Radio Libre 103.3 is pretty good pirate radio for the neighborhood, but
listening tonight they had some woman talking about how much satisfaction
she gets from her job. For that much horseshit, you usually have to
listen to the commercial stations.
Protecting the property of rich folks is not a path to satisfaction. It's a job, same as any other. Someone's got to do it, and if it's you, congratulations, you're employed.
Nothing's wrong with working. It pays the rent, maybe buys trinkets and clothes and other stuff you need, and long as you have to work, there's nothing wrong with working hard. I usually put some effort into it, not from pride or anything, but because I want to be worth my wages so they don't look for someone better.
Deriving actual satisfaction from work, though? So much satisfaction that you want to talk about it on the radio? That just seems sad. Self-delusional. I'll go through a hundred jobs before I'm dead, and maybe they're all the wrong jobs but I haven't smelled a whiff of satisfaction from any of them yet.
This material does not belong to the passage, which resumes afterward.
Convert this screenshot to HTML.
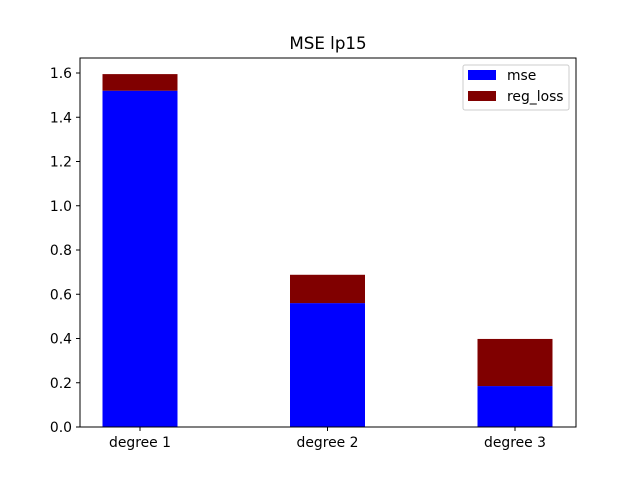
<!DOCTYPE html>
<html><head><meta charset="utf-8"><style>
body{margin:0;background:#fff;}
svg text{font-family:"DejaVu Sans","Liberation Sans",sans-serif;}
</style></head><body>
<svg id="chart" width="640" height="480" xmlns="http://www.w3.org/2000/svg">
<rect width="640" height="480" fill="#fff"/>
<text x="328" y="49" font-size="16.7" text-anchor="middle">MSE lp15</text>
<g id="bars"></g>
<g id="axes"></g>
<rect x="80" y="58" width="496" height="369" fill="none" stroke="#000" stroke-width="1"/>
<g>
<rect x="463" y="65" width="106" height="45" rx="2" fill="#fff" fill-opacity="0.8" stroke="#ccc"/>
<g>
<rect x="468" y="70" width="28" height="10" fill="#0000ff"/>
<text x="507" y="80" font-size="13.9">mse</text></g>
<g>
<rect x="468" y="91" width="28" height="10" fill="#800000"/>
<text x="507" y="101" font-size="13.9">reg_loss</text></g>
</g>
</svg>
<script>
const categories=["degree 1","degree 2","degree 3"];
const mseValues=[1.52,0.56,0.185];
const regLossValues=[0.075,0.128,0.213];
const yTicks=[0,0.2,0.4,0.6,0.8,1.0,1.2,1.4,1.6];
const NS="http://www.w3.org/2000/svg";
const xs=i=>140+(i)*187.5;
const ys=v=>427-v*221.25;
const bw=75;
const bars=document.getElementById('bars');
const axes=document.getElementById('axes');
function mk(tag,attrs,parent){const e=document.createElementNS(NS,tag);for(const k in attrs)e.setAttribute(k,attrs[k]);parent.appendChild(e);return e;}
categories.forEach((c,i)=>{
  const x=xs(i)-bw/2;
  const m=mk('rect',{x:x,y:ys(mseValues[i]),width:bw,height:ys(0)-ys(mseValues[i]),fill:'#0000ff'},bars);
  
  
  const top=mseValues[i]+regLossValues[i];
  const r=mk('rect',{x:x,y:ys(top),width:bw,height:ys(mseValues[i])-ys(top),fill:'#800000'},bars);
  
  
  mk('line',{x1:xs(i),x2:xs(i),y1:427,y2:431,stroke:'#000'},axes);
  const t=mk('text',{x:xs(i),y:447,'font-size':13.9,'text-anchor':'middle'},axes);
  t.textContent=c;
  
  
});
yTicks.forEach(v=>{
  mk('line',{x1:76,x2:80,y1:ys(v),y2:ys(v),stroke:'#000'},axes);
  const t=mk('text',{x:72,y:ys(v)+5,'font-size':13.9,'text-anchor':'end'},axes);
  t.textContent=v.toFixed(1);
  
  
});
</script>
</body></html>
No, please. You want satisfaction? Create something. Build a shelf. Make a stew. Fix your toaster oven. Adopt a cat. Do someone a kindness. Hell, do someone a meanness, and take satisfaction from that.
♦ ♦ ♦
Sarah-Katherine showed me the clipping when I was in Seattle, and three other readers have sent copies or congratulatory post cards, all because my zine was mentioned in The New York Times last Sunday.
Am I supposed to take satisfaction from that? I wouldn't mind it — I'm not immune to that crap — but the article is an indifferent piece of piffle, your typical mainstream media coverage of 'a trend', and as I'd expected, there's no contact info. Even if someone's intrigued by the article's description of Terry Ward's Notes From the Dump, or Maria Knopp's Sludge Pond, or my Pathetic Life, they can't send for a copy.
The article is neither kind nor cruel nor even caring, and not very informative. I spotted two mistakes, one minor and one whopper, when it claimed zines were birthed by punk rock. That's bollocks. Zines have been around since at least the golden age of science fiction — the 1930s or '40s — and probably before that, for as long as there's been pens and paper.
Four paragraphs about the article are five paragraphs too many, so I'm done with it. I don't regret not cooperating with the reporter when he called for an interview. Even if he'd wanted to know something about me, which I doubt, there's not much to know that isn't in the zine. I write it and you're reading it, so what's the point of an interview?
From Pathetic Life #12
Monday, May 29, 1995
This
is an entry retyped from an on-paper zine I wrote many years ago,
called Pathetic Life. The opinions stated were my opinions then, but
might not be my opinions now. Also, I said and did some disgusting
things, so parental guidance is advised.